In Cuthbert v. Cummings where a decision on a contract "to load a full and complete cargo of sugar, molasses, and/or other lawful produce" was required Alderson B held that "the parties were either (1) to load a full and complete cargo of sugar and molasses and other lawful produce or, (2) a full and complete cargo of sugar and molasses, or (3) a full and complete cargo of other lawful produce. This implied that a full and complete cargo of sugar alone or molasses alone would not have satisfied the contractual obligation."
In Gurney v. Grimer (1932) 38 Comm Cas 7 at 13, Scrutton LJ considered the ordinary business meaning of "and/or", he stated that "there is really a clear understanding of what the words "and/or" mean. To take one of the simplest cases and an obvious case, where there is a charter party by which a ship is to proceed to Rotterdam and/or Antwerp at charterers option it means one of three things: the charterer may either send the vessel to Rotterdam alone or he may send her to Antwerp alone, or he may send her to Rotterdam and Antwerp."
The law (Paragraph 4 of the Counter-Inflation (Notification of Proposed Increase in rent) Order, 1996 [Legal Notice No. 63]) the accused is charged for breaching and in contention has been mentioned earlier and for ease of reference is being re-cited: "any person or class of persons (including the State) shall keep to the satisfaction of the Board such records including letting agreements and or receipts as are customary and proper in respect of the letting or continued letting of the said premises under any Tenancy to which the Act applies."
This Court interprets that this law requires any person or class of persons (including the State) to keep to the satisfaction of the Board such records including: either (1) letting agreements and receipts, or (2) letting agreements, or (3) receipts.

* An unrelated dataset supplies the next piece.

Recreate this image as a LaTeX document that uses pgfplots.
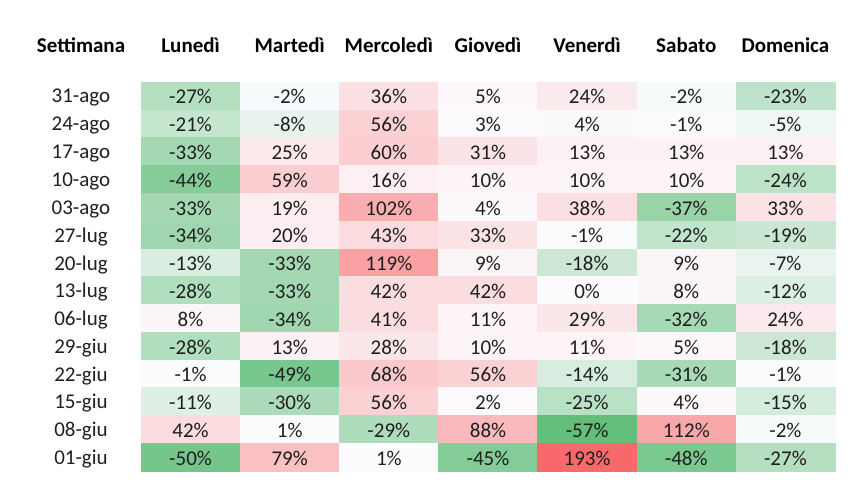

The Court is of the view that if what the prosecution perceives is correct the drafters would simply have put the law as reading "... such records including letting agreements and receipts as are customary and proper in respect of the letting or continued letting...". If it was drafted as such the landlords would be required to provide both a letting agreement and a receipt. The law as it currently stands provides the landlord 3 options for the records that he is to keep, either 1) letting agreements and receipts, or (2) letting agreements alone, or (3) receipts alone.
According to the prosecution the accused provided the tenant (the complainant) receipts. The accused had complied with the law. The receipt in this case is a record of the letting or continued letting of the premises.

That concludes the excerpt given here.